There are six nonfiction fillers in the first issue of Weird Tales. All were written anonymously. They are:
- "Queer Tribes of Savages Found in Africa" (p. 130)
- "African Brides Must Be Plump" (p. 130)
- "Ten Pallbearers for This Mammoth Woman" (p. 149)
- "Woman Starves to Feed Her Cats" (p. 149)
- "Unearth Vast Wealth in Egyptian Tomb" (p. 155)
- "'Evil Demon' Drives Man to Orgy of Crime" (p. 160)
"Queer Tribes of Africa" is about the El Molo people of East Africa. "African Brides Must Be Plump" is also about Africa, but it's about a general cultural practice and lacks specifics.

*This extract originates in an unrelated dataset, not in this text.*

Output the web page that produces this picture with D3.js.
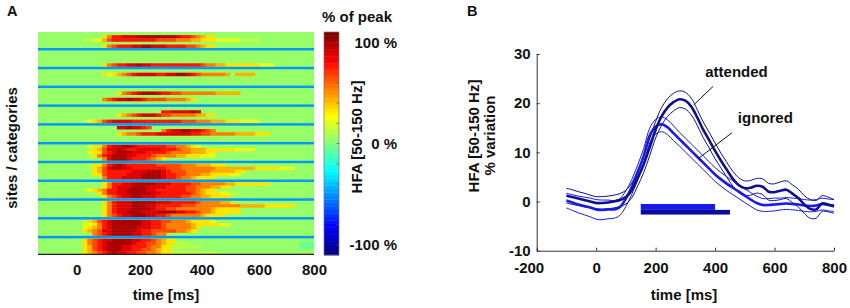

The next two articles are about women in New York City. Mrs. Martha Carmas of Middle Village, Queensboro, New York, is the subject of "Ten Pallbearers for This Enormous Woman." Mrs. Carmas, aged thirty-three, died on January 7, 1923, after having contracted elephantiasis. She weighed 710 pounds at her death. According to a contemporary newspaper article, "A coffin shipping case was used [to carry the body], as the basket coffins in which bodies are usually carried to the undertaking establishments were to [sic] small." (Source: "Builds Huge Coffin for Woman of 710 Pounds" in Lenoir (North Carolina) News-Topic, February 1, 1923, page 8.) The title of Herbert J. Mangham's story "The Basket" refers to just such a basket coffin. One remarkable thing about this brief article in Weird Tales is its immediacy: it was put into print and was on the newsstand about a month or so after the original story first appeared in American newspapers.
"Woman Starves to Feed Her Cats" was also immediate. On January 8, 1923, Mary Bosanti of Avenue S, Brooklyn, New York, was found by neighbors in her apartment. She was weak and starving, surrounded by more than two hundred empty milk bottles, which she had emptied over days and weeks in order to feed the neighborhood cats. Mary was transported to Bellevue Hospital, and that's the last we hear of her. Today we would call her a crazy cat lady.
"Unearth Vast Wealth in Egyptian Tomb" is the longest of the six articles. It tells about the discovery of the tomb of King Tutankhamen, which had been accomplished in November 1922, almost certainly while the first issue of Weird Tales was in preparation. There aren't any stories about Egypt in the first issue, at least so far in my survey, but there would be, including in the giant-sized triple-issue of May/June/July 1924.
Finally there is "'Evil Demon' Drives Man to Orgy of Crime," which tells of Estanislao Puyat, a twenty-nine-year-old Filipino who went on a rampage after being spurned in his affections for his eighteen-year-old niece. Puyat's attack took place in Manila sometime in the month of November 1922. He was said to have been "de malas," that is, possessed by a demon. Puyat didn't know what had come over him. He was afterwards pronounced sane. The poor niece, however, was paralyzed after having been thrown from a window.
Someone associated with Weird Tales was watching the newspapers in the months leading up to the publication of that first issue. It was the kind of thing Charles Fort would have done, but Robert Ripley, creator of Believe It or Not!, was also in that business. We know that Otis Adelbert Kline was, too, for it was he who wrote true crime fillers for Detective Tales, the companion magazine of Weird Tales, in the issues of September and October 1922 at least. The source for that information is a compilation called "Curious Crimes: A Collection of Factual Fillers," in The Compleat OAK Leaves: The Official Journal of Otis Adelbert Kline and His Works (Clayton, GA: A Fictioneer Facsimile Edition, 1980; Issue No. 12, pages 9-11). The editor of OAK Leaves, the late David Anthony Kraft, introduced the compilation, letting us know that Kline's records indicate that he was in fact the author of those otherwise anonymous articles. Kline was a reader of manuscripts for Weird Tales, and he edited the aforementioned giant-sized first-anniversary issue of Weird Tales, dated May/June/July 1924. (See the image below.) He is known to have written anonymously, for the essay "Why Weird Tales?" was his. Considering all of that, I don't think there's any better candidate for authorship of the six nonfiction fillers in the first issue of Weird Tales.